[START]
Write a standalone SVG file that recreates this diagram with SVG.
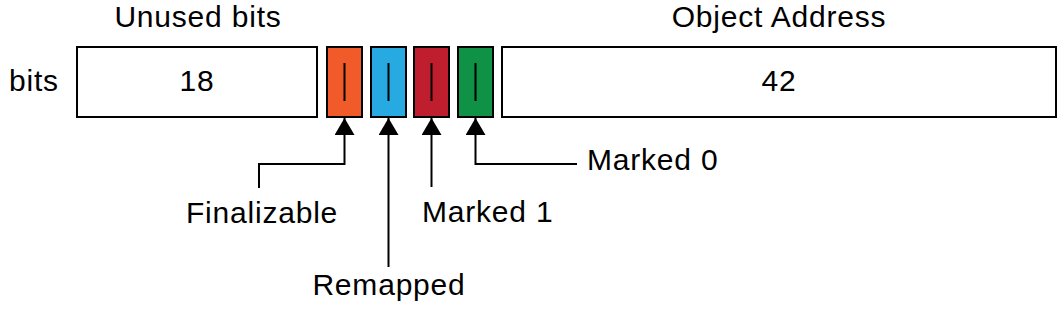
<svg xmlns="http://www.w3.org/2000/svg" width="1064" height="317" viewBox="0 0 1064 317">
<style>
text{font-family:"Liberation Sans",Arial,sans-serif;font-size:30px;letter-spacing:0.8px;fill:#000}
.box{stroke:#000;stroke-width:2}
.bar{fill:#000}
.ln{fill:none;stroke:#000;stroke-width:2}
</style>
<defs>
<marker id="ah" viewBox="0 0 17 20" refX="17" refY="10" markerWidth="17" markerHeight="20" markerUnits="userSpaceOnUse" orient="auto">
<path d="M17 10 L0 20 L0 0 Z" fill="#000"/>
</marker>
</defs>
<text x="198" y="27" text-anchor="middle">Unused bits</text>
<text x="779" y="27" text-anchor="middle">Object Address</text>
<text x="9" y="91">bits</text>
<g id="unused"><rect class="box" x="77" y="47" width="240" height="70" fill="#fff"/><text x="197" y="91" text-anchor="middle">18</text></g>
<g id="finalizable-bit"><rect class="box" x="327" y="47" width="35" height="70" fill="#F15A29"/><rect class="bar" x="343.5" y="63" width="2" height="38"/></g>
<g id="remapped-bit"><rect class="box" x="371" y="47" width="35" height="70" fill="#27AAE1"/><rect class="bar" x="387.5" y="63" width="2" height="38"/></g>
<g id="marked1-bit"><rect class="box" x="414" y="47" width="35" height="70" fill="#BE1E2D"/><rect class="bar" x="430.5" y="63" width="2" height="38"/></g>
<g id="marked0-bit"><rect class="box" x="458" y="47" width="35" height="70" fill="#0F9146"/><rect class="bar" x="474.5" y="63" width="2" height="38"/></g>
<g id="address"><rect class="box" x="502" y="47" width="554" height="70" fill="#fff"/><text x="779" y="91" text-anchor="middle">42</text></g>
<g id="connectors">
<path class="ln" d="M259 188 V164 H344.5 V118" marker-end="url(#ah)"/>
<path class="ln" d="M388.5 267 V118" marker-end="url(#ah)"/>
<path class="ln" d="M431.5 187 V118" marker-end="url(#ah)"/>
<path class="ln" d="M577 164 H475.5 V118" marker-end="url(#ah)"/>
</g>
<g id="labels">
<text x="262" y="223" text-anchor="middle">Finalizable</text>
<text x="389" y="295" text-anchor="middle">Remapped</text>
<text x="422" y="222">Marked 1</text>
<text x="587" y="170">Marked 0</text>
</g>
</svg>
[END]
§ GIVEN PROBLEM:
All of the lines above should be printed exactly, minus the pictures.

§ REPLY TO THE EXERCISE:
Write a standalone SVG file that recreates this diagram with SVG.
<svg xmlns="http://www.w3.org/2000/svg" width="1064" height="317" viewBox="0 0 1064 317">
<style>
text{font-family:"Liberation Sans",Arial,sans-serif;font-size:30px;letter-spacing:0.8px;fill:#000}
.box{stroke:#000;stroke-width:2}
.bar{fill:#000}
.ln{fill:none;stroke:#000;stroke-width:2}
</style>
<defs>
<marker id="ah" viewBox="0 0 17 20" refX="17" refY="10" markerWidth="17" markerHeight="20" markerUnits="userSpaceOnUse" orient="auto">
<path d="M17 10 L0 20 L0 0 Z" fill="#000"/>
</marker>
</defs>
<text x="198" y="27" text-anchor="middle">Unused bits</text>
<text x="779" y="27" text-anchor="middle">Object Address</text>
<text x="9" y="91">bits</text>
<g id="unused"><rect class="box" x="77" y="47" width="240" height="70" fill="#fff"/><text x="197" y="91" text-anchor="middle">18</text></g>
<g id="finalizable-bit"><rect class="box" x="327" y="47" width="35" height="70" fill="#F15A29"/><rect class="bar" x="343.5" y="63" width="2" height="38"/></g>
<g id="remapped-bit"><rect class="box" x="371" y="47" width="35" height="70" fill="#27AAE1"/><rect class="bar" x="387.5" y="63" width="2" height="38"/></g>
<g id="marked1-bit"><rect class="box" x="414" y="47" width="35" height="70" fill="#BE1E2D"/><rect class="bar" x="430.5" y="63" width="2" height="38"/></g>
<g id="marked0-bit"><rect class="box" x="458" y="47" width="35" height="70" fill="#0F9146"/><rect class="bar" x="474.5" y="63" width="2" height="38"/></g>
<g id="address"><rect class="box" x="502" y="47" width="554" height="70" fill="#fff"/><text x="779" y="91" text-anchor="middle">42</text></g>
<g id="connectors">
<path class="ln" d="M259 188 V164 H344.5 V118" marker-end="url(#ah)"/>
<path class="ln" d="M388.5 267 V118" marker-end="url(#ah)"/>
<path class="ln" d="M431.5 187 V118" marker-end="url(#ah)"/>
<path class="ln" d="M577 164 H475.5 V118" marker-end="url(#ah)"/>
</g>
<g id="labels">
<text x="262" y="223" text-anchor="middle">Finalizable</text>
<text x="389" y="295" text-anchor="middle">Remapped</text>
<text x="422" y="222">Marked 1</text>
<text x="587" y="170">Marked 0</text>
</g>
</svg>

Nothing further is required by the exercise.